--- Working data ---
══════

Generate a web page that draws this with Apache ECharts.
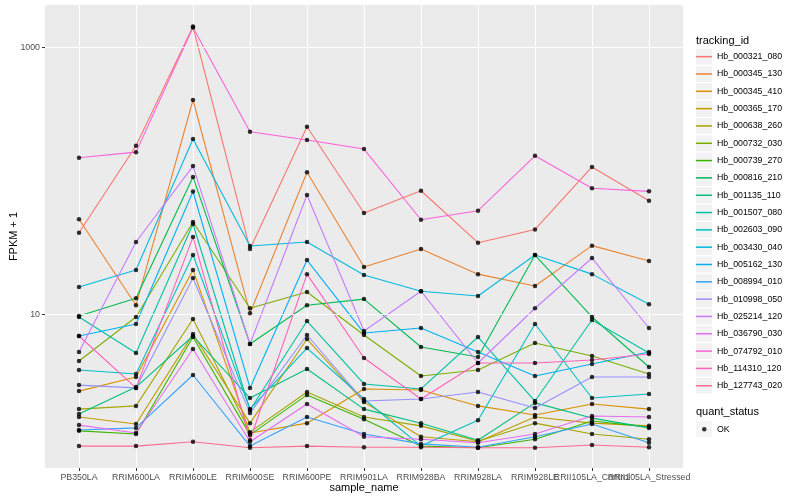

══════

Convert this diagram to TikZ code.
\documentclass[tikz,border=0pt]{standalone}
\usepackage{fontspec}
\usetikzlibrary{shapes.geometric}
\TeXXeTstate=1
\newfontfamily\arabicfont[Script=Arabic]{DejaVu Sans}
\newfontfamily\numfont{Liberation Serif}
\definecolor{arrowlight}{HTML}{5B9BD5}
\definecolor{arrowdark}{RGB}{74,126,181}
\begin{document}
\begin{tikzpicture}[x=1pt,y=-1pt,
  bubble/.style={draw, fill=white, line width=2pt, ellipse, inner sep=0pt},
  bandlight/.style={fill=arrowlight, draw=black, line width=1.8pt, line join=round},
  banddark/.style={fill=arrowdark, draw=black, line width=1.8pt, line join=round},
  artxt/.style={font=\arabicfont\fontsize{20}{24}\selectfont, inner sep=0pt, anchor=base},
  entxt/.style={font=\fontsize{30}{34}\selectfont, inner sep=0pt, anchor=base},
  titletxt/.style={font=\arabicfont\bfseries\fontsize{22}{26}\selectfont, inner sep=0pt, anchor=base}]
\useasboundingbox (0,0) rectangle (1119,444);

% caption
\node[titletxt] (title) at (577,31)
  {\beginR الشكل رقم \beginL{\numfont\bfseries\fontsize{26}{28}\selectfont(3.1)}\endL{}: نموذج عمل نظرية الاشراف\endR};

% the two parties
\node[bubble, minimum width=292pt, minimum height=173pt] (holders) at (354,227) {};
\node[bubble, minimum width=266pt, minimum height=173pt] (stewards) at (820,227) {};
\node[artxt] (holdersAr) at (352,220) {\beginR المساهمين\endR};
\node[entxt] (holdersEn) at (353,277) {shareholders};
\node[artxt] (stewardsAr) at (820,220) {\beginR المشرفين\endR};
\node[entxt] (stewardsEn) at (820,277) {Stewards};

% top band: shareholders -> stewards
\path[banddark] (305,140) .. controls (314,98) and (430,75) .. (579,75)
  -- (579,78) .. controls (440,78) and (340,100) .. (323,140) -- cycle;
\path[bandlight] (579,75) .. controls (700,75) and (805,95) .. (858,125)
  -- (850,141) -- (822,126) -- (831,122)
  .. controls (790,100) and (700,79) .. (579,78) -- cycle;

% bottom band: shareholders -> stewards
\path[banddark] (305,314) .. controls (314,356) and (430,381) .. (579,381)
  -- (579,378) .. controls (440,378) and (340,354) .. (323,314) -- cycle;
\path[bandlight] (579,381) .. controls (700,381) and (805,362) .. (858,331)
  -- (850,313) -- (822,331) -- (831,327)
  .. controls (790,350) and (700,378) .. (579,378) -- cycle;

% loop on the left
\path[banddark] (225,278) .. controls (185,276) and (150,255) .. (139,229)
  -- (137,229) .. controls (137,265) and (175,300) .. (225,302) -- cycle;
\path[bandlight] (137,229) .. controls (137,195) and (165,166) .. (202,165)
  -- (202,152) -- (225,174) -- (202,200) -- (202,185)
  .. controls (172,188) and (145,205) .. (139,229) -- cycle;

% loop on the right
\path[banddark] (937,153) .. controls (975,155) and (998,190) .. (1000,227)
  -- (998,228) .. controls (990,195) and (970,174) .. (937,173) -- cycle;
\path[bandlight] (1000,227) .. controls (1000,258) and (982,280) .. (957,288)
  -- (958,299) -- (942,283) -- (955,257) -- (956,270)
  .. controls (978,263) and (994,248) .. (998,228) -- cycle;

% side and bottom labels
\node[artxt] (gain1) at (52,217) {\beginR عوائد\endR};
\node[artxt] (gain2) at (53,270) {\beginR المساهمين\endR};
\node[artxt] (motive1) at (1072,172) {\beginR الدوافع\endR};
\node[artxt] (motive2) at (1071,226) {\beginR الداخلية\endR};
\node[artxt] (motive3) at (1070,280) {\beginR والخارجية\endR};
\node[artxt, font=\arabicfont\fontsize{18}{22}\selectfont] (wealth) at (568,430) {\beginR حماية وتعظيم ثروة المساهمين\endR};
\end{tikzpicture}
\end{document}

══════

--- To do ---
In the data above, find the line that contains "Convert this diagram to TikZ code." and the line that contains "(stewardsEn) at (820,277)". Repeat exactly those lines and every line between them, and only those.

--- Solution to the exercise ---
Convert this diagram to TikZ code.
\documentclass[tikz,border=0pt]{standalone}
\usepackage{fontspec}
\usetikzlibrary{shapes.geometric}
\TeXXeTstate=1
\newfontfamily\arabicfont[Script=Arabic]{DejaVu Sans}
\newfontfamily\numfont{Liberation Serif}
\definecolor{arrowlight}{HTML}{5B9BD5}
\definecolor{arrowdark}{RGB}{74,126,181}
\begin{document}
\begin{tikzpicture}[x=1pt,y=-1pt,
  bubble/.style={draw, fill=white, line width=2pt, ellipse, inner sep=0pt},
  bandlight/.style={fill=arrowlight, draw=black, line width=1.8pt, line join=round},
  banddark/.style={fill=arrowdark, draw=black, line width=1.8pt, line join=round},
  artxt/.style={font=\arabicfont\fontsize{20}{24}\selectfont, inner sep=0pt, anchor=base},
  entxt/.style={font=\fontsize{30}{34}\selectfont, inner sep=0pt, anchor=base},
  titletxt/.style={font=\arabicfont\bfseries\fontsize{22}{26}\selectfont, inner sep=0pt, anchor=base}]
\useasboundingbox (0,0) rectangle (1119,444);

% caption
\node[titletxt] (title) at (577,31)
  {\beginR الشكل رقم \beginL{\numfont\bfseries\fontsize{26}{28}\selectfont(3.1)}\endL{}: نموذج عمل نظرية الاشراف\endR};

% the two parties
\node[bubble, minimum width=292pt, minimum height=173pt] (holders) at (354,227) {};
\node[bubble, minimum width=266pt, minimum height=173pt] (stewards) at (820,227) {};
\node[artxt] (holdersAr) at (352,220) {\beginR المساهمين\endR};
\node[entxt] (holdersEn) at (353,277) {shareholders};
\node[artxt] (stewardsAr) at (820,220) {\beginR المشرفين\endR};
\node[entxt] (stewardsEn) at (820,277) {Stewards};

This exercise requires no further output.